Valpo man gets 14 years for causing death while driving drunk
By Ruth Ann Krause Post-Tribune correspondent November 9, 2012 4:06PM
Jeffrey Cleary | Provided photo~Sun-Times Media
Updated: December 11, 2012 6:10AM
Lake Superior Court Judge Thomas Stefaniak Jr., sentenced a Gary businessman to 14 years in prison for killing a man while driving drunk with a blood alcohol level of more than twice the legal limit.
During a more than three-hour sentencing hearing for Jeffery Alan Cleary, 66, of Valparaiso, a packed courtroom heard tapes from jail conversations in which Cleary spoke of selling numerous luxury vehicles, including Bentleys, Mercedes, Porsches and Range Rovers, of giving his employees thousands in bonuses, setting up IRA accounts in $25,000 amounts for his grandchildren and referring to the judge with an expletive.
Cleary was convicted Sept. 11 of causing death while operating while intoxicated with a blood alcohol level of more than 0.15 percent, and other charges filed in the Nov. 5, 2010, death of Philip Amsden, 63, of Hebron, who was crushed between his service truck and a disabled semi with a flat tire he was repairing on the shoulder of southbound Interstate 65 near the Ridge Road ramp. Evidence at Cleary’s nine-day trial showed his blood alcohol level was 0.19 percent.
Amsden’s widow, Patricia, described her husband of 40 years as a decorated U.S. Army veteran who served in Vietnam from 1968 to 1970, earning a Purple Heart and other medals before returning to marry his high school sweetheart. “I love you. I’ll see you later,” were his last words to her as the retired Teamster left for work.
Cleary, who appeared much thinner after two months in jail, apologized to Amsden’s family. “I am the one that caused this tragedy,” he said.
Cleary’s daughter, Jody Brooks of Westville, said her father is devoted to his family and has a heart for people. “He is well aware he made a terrible mistake and he has to live with that every day he lays his head down,” she said, adding that the maximum 20-year sentence wouldn’t prove anything.
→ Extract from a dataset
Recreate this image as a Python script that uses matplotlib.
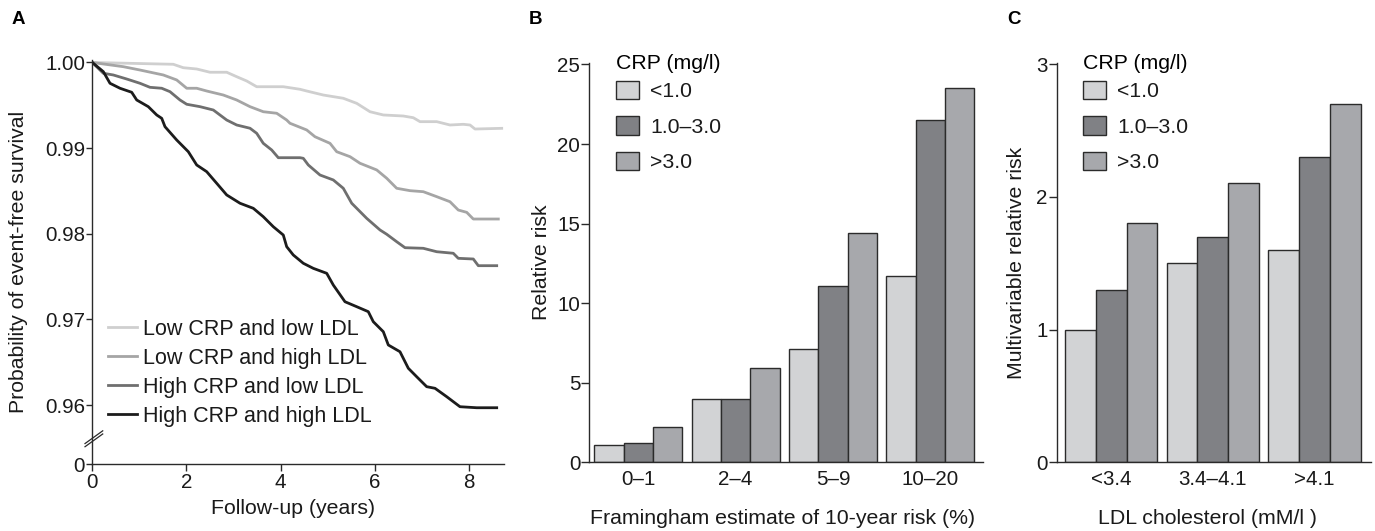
import matplotlib
matplotlib.use("Agg")
import matplotlib.pyplot as plt
import numpy as np

plt.rcParams['font.family'] = ['Liberation Sans', 'DejaVu Sans']

# ---------------- Panel A data (Kaplan-Meier curves) ----------------
a_labels = ["Low CRP and low LDL", "Low CRP and high LDL",
            "High CRP and low LDL", "High CRP and high LDL"]

t_low_low = [0, 1.720, 1.932, 2.217, 2.499, 2.854, 3.066, 3.279, 3.491, 4.056,
             4.411, 4.553, 4.906, 5.330, 5.615, 5.897, 6.180, 6.604, 6.817, 6.959,
             7.314, 7.596, 7.878, 8.021, 8.127, 8.694]
s_low_low = [1.0, 0.99979, 0.99939, 0.99924, 0.99886, 0.99886, 0.99834, 0.99784, 0.99717, 0.99717,
             0.99687, 0.99667, 0.99620, 0.99582, 0.99523, 0.99425, 0.99387, 0.99375, 0.99355, 0.99309,
             0.99309, 0.99270, 0.99278, 0.99270, 0.99223, 0.99231]

t_low_high = [0, 0.658, 1.013, 1.508, 1.792, 2.005, 2.217, 2.429, 2.782, 3.066,
              3.349, 3.631, 3.916, 4.128, 4.198, 4.553, 4.729, 5.048, 5.190, 5.473,
              5.685, 6.040, 6.252, 6.464, 6.747, 7.029, 7.314, 7.596, 7.772, 7.951,
              8.091, 8.622]
s_low_high = [1.0, 0.99951, 0.99912, 0.99854, 0.99796, 0.99699, 0.99699, 0.99667, 0.99620, 0.99562,
              0.99484, 0.99425, 0.99407, 0.99328, 0.99290, 0.99212, 0.99133, 0.99056, 0.98958, 0.98900,
              0.98823, 0.98745, 0.98648, 0.98531, 0.98503, 0.98491, 0.98433, 0.98374, 0.98277, 0.98250,
              0.98172, 0.98172]

t_high_low = [0, 0.234, 0.446, 0.731, 1.013, 1.225, 1.474, 1.650, 1.862, 2.005,
              2.287, 2.570, 2.854, 3.066, 3.349, 3.491, 3.631, 3.810, 3.950, 4.411,
              4.481, 4.587, 4.835, 5.118, 5.330, 5.509, 5.827, 6.110, 6.252, 6.464,
              6.641, 7.029, 7.314, 7.666, 7.772, 8.091, 8.197, 8.588]
s_high_low = [1.0, 0.99874, 0.99854, 0.99807, 0.99757, 0.99710, 0.99699, 0.99659, 0.99562, 0.99512,
              0.99484, 0.99445, 0.99328, 0.99270, 0.99232, 0.99173, 0.99056, 0.98978, 0.98888, 0.98888,
              0.98881, 0.98803, 0.98686, 0.98628, 0.98531, 0.98356, 0.98180, 0.98044, 0.97994, 0.97907,
              0.97837, 0.97830, 0.97790, 0.97772, 0.97713, 0.97705, 0.97627, 0.97627]

t_high_high = [0, 0.234, 0.376, 0.588, 0.837, 0.943, 1.189, 1.368, 1.474, 1.544,
               1.792, 2.039, 2.217, 2.429, 2.642, 2.854, 3.137, 3.419, 3.631, 3.844,
               4.056, 4.128, 4.268, 4.481, 4.693, 4.978, 5.118, 5.366, 5.615, 5.861,
               5.967, 6.180, 6.286, 6.534, 6.711, 6.889, 7.101, 7.278, 7.526, 7.808,
               8.163, 8.588]
s_high_high = [1.0, 0.99893, 0.99757, 0.99699, 0.99652, 0.99562, 0.99484, 0.99387, 0.99348, 0.99250,
               0.99095, 0.98958, 0.98803, 0.98725, 0.98589, 0.98453, 0.98356, 0.98297, 0.98199, 0.98082,
               0.97985, 0.97849, 0.97752, 0.97655, 0.97596, 0.97538, 0.97401, 0.97206, 0.97148, 0.97090,
               0.96973, 0.96856, 0.96701, 0.96622, 0.96429, 0.96330, 0.96214, 0.96195, 0.96097, 0.95980,
               0.95968, 0.95968]

a_xticks = [0, 2, 4, 6, 8]
a_yticks = [1.00, 0.99, 0.98, 0.97, 0.96]
a_ytick_labels = ["1.00", "0.99", "0.98", "0.97", "0.96"]

# ---------------- Panel B data ----------------
b_categories = ["0\u20131", "2\u20134", "5\u20139", "10\u201320"]
b_lt1 = [1.1, 4.0, 7.1, 11.7]
b_1to3 = [1.2, 4.0, 11.1, 21.5]
b_gt3 = [2.2, 5.9, 14.4, 23.5]
b_yticks = [0, 5, 10, 15, 20, 25]

# ---------------- Panel C data ----------------
c_categories = ["<3.4", "3.4\u20134.1", ">4.1"]
c_lt1 = [1.0, 1.5, 1.6]
c_1to3 = [1.3, 1.7, 2.3]
c_gt3 = [1.8, 2.1, 2.7]
c_yticks = [0, 1, 2, 3]

crp_labels = ["<1.0", "1.0\u20133.0", ">3.0"]

# ---------------- Styling / layout ----------------
W, H = 1375, 531
fig = plt.figure(figsize=(W / 100, H / 100), dpi=100)

SPINE = '#2a2a2a'
TICK_FS = 14.8
LABEL_FS = 15.3
LEG_FS = 15.5
line_colors = ['#cfcfcf', '#a5a5a5', '#6f6f6f', '#1c1c1c']
bar_colors = ['#d2d3d5', '#808185', '#a7a8ac']
BAR_EDGE = '#2b2b2b'


def px_axes(left, top, right, bottom):
    return fig.add_axes([left / W, 1 - bottom / H, (right - left) / W, (bottom - top) / H])


def style_axes(ax):
    for s in ['top', 'right']:
        ax.spines[s].set_visible(False)
    for s in ['left', 'bottom']:
        ax.spines[s].set_color(SPINE)
        ax.spines[s].set_linewidth(1.0)
    ax.tick_params(colors=SPINE, labelcolor='#1a1a1a', labelsize=TICK_FS, width=1.0)


# ---------------- Panel A ----------------
axA = px_axes(92.3, 60, 504, 464)
style_axes(axA)
y_break = 0.95311
curves = [(t_low_low, s_low_low), (t_low_high, s_low_high),
          (t_high_low, s_high_low), (t_high_high, s_high_high)]
for (t, s), c, lab in zip(curves, line_colors, a_labels):
    axA.plot(t, s, color=c, lw=2.0, label=lab, solid_joinstyle='round')
axA.set_xlim(0, 8.743)
axA.set_ylim(y_break, 1.00029)
axA.set_xticks(a_xticks)
axA.set_xticklabels([str(v) for v in a_xticks])
axA.set_yticks(a_yticks + [y_break])
axA.set_yticklabels(a_ytick_labels + ["0"])
axA.tick_params(axis='y', length=4, pad=1.2)
axA.tick_params(axis='x', length=4.8, pad=1.9)
axA.set_xlabel("Follow-up (years)", fontsize=LABEL_FS, color='#1a1a1a')
axA.set_ylabel("Probability of event-free survival", fontsize=LABEL_FS, color='#1a1a1a')
axA.xaxis.set_label_coords(0.488, -0.086)
axA.yaxis.set_label_coords(-0.1797, 0.5)
axA.yaxis.label.set_verticalalignment('center')
axA.xaxis.label.set_verticalalignment('top')
# axis break marks
for dy in (0.0, 0.0078):
    axA.plot([-0.0177, 0.0253], [0.0428 + dy, 0.0743 + dy], transform=axA.transAxes,
             clip_on=False, color=SPINE, lw=0.9)
legA = axA.legend(loc='upper left', bbox_to_anchor=(108 / W, 1 - 319 / H),
                  bbox_transform=fig.transFigure, frameon=False, borderpad=0,
                  borderaxespad=0, handlelength=1.35, handletextpad=0.28,
                  labelspacing=0.37, fontsize=LEG_FS)
for txt in legA.get_texts():
    txt.set_color('#1a1a1a')

fig.text(18.3 / W, 1 - 20 / H, "A", fontsize=13.5, fontweight='bold', ha='center', va='center')


# ---------------- Bar panel helper ----------------
def bar_panel(ax, cats, series, width, yticks, ylim_top, xlim, ylabel, xlabel,
              xlabel_x, ylabel_x, leg_left):
    style_axes(ax)
    x = np.arange(len(cats))
    offsets = [-width, 0, width]
    for vals, off, col, lab in zip(series, offsets, bar_colors, crp_labels):
        ax.bar(x + off, vals, width=width, color=col, edgecolor=BAR_EDGE,
               linewidth=1.0, label=lab, zorder=2)
    ax.set_xlim(*xlim)
    ax.set_ylim(0, ylim_top)
    ax.set_xticks(x)
    ax.set_xticklabels(cats)
    ax.set_yticks(yticks)
    ax.set_yticklabels([str(v) for v in yticks])
    ax.tick_params(axis='x', length=0, pad=5.3)
    ax.tick_params(axis='y', length=5.5, pad=1.0)
    ax.set_xlabel(xlabel, fontsize=LABEL_FS, color='#1a1a1a')
    ax.set_ylabel(ylabel, fontsize=LABEL_FS, color='#1a1a1a')
    ax.xaxis.set_label_coords(xlabel_x, -0.118)
    ax.xaxis.label.set_verticalalignment('top')
    ax.yaxis.set_label_coords(ylabel_x, 0.5)
    ax.yaxis.label.set_verticalalignment('center')
    leg = ax.legend(loc='upper left', bbox_to_anchor=(leg_left / W, 1 - 54 / H),
                    bbox_transform=fig.transFigure, frameon=False, borderpad=0,
                    borderaxespad=0, handlelength=1.08, handleheight=0.94,
                    handletextpad=0.52, labelspacing=0.72, fontsize=LABEL_FS,
                    title="CRP (mg/l)", title_fontsize=LABEL_FS, alignment='left')
    try:
        leg._legend_box.sep = 5.5
    except Exception:
        pass
    for txt in leg.get_texts():
        txt.set_color('#1a1a1a')
    return ax


axB = px_axes(589.3, 62.7, 983.3, 462.3)
bar_panel(axB, b_categories, [b_lt1, b_1to3, b_gt3], 0.301, b_yticks, 25.11,
          (-0.503, 3.545), "Relative risk", "Framingham estimate of 10-year risk (%)",
          0.49, -0.1208, 616)
fig.text(535 / W, 1 - 20 / H, "B", fontsize=13.5, fontweight='bold', ha='center', va='center')

axC = px_axes(1056.7, 62.7, 1370.7, 462.3)
bar_panel(axC, c_categories, [c_lt1, c_1to3, c_gt3], 0.303, c_yticks, 3.0098,
          (-0.536, 2.553), "Multivariable relative risk", "LDL cholesterol (mM/l )",
          0.48, -0.1274, 1083)
fig.text(1014.5 / W, 1 - 20 / H, "C", fontsize=13.5, fontweight='bold', ha='center', va='center')

fig.savefig("out.png", dpi=100)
Other testimony showed that Cleary arranged for a deck and ramp to be built at the home of an injured Ironworker, but never spoke of his benevolence.
Deputy prosecutor Michael Toth, who presented evidence during the trial with deputy prosecutor Monica Rogina, argued for an 18-year prison sentence, citing some of the taped jail calls as evidence that Cleary felt the rules don’t apply to him and of attempts to unload assets in the face of a civil lawsuit filed by the victim’s family. In one conversation Cleary said to “load that place,” referring to the courtroom on sentencing, so that the victim’s family won’t have seats. Cleary has one prior drunken driving conviction and three prior alcohol-related arrests.
Defense attorney Kevin Milner argued for an eight-year sentence and said Toth “has tried hard to inflame the court” by playing snippets of the phone calls to portray Cleary as a big-shot “to make everyone hate him.” Milner, who represented Cleary with defense attorneys Tom Mullins and Marce Gonzalez Jr., said Cleary never intended to hurt anyone that day.
Stefaniak said while it is obvious Cleary is a highly intelligent and extremely successful man who has a big heart, he is equally as heartless for laughing and giggling during breaks in his trial in a case where a man died. The judge called that behavior “despicable and disgusting.”
Gonzalez said he will file an appeal.